There are some terms that the teacher should explain to aid the students.  (See Barbara Clark Smith’s interview or play excerpts of the interview to the class.)   In the 1700s a passageway is what we could call a hallway today and a hall referred to an actual room.  Sometimes a closet was not a closet:  sometimes it was a small area to store things, but sometimes it could be a small room.  Take a look at how much stuff is in a closet to help you decide if it is a room or just a small space.  The teacher could model that the easiest way to draw the plan is to create two separate floor plans.  To save time the students do not need to include every cupboard etc. The teacher, however, can encourage students to include additional items using guided clues. Which rooms had fireplaces?  Which room might have been the master bedroom?   Where would the vegetable garden have been located?   The front door?

Closure (10 minutes):

Two hundred years from now an historian might find an inventory of a 21st century doctor or lawyer.  What items would be on the list? 

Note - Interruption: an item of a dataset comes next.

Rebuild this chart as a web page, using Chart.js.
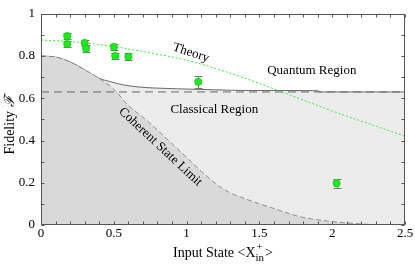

In addition to a class participation grade, students will also be assessed through a short answer essay question on their next test.

In what ways did Moore Fauntleroy’s estate appear to be a typical Southern plantation and in what ways was it different?  

In many ways the Fauntleroy estate is an example of what the students have been repeatedly been taught about Southern plantations (large estates, slave labor, and part of a well cultured society).  On the other hand, while the SOL repeatedly mentions cash crops such as tobacco, indigo, rice, and King Cotton, they were not the main economic activities on this particular plantation.  Higher ended learners might recognize that (besides soil factors) one reason for the apparent lack of cotton growing was that this record was created two years before Eli Whitney developed his version of the cotton gin.


Through lecture, discussion, guided practice, and creating a floor plan this lesson plan attempts to address most learning styles.  Both the teacher-led questions and those on the worksheet are aimed at both high and low ended learners.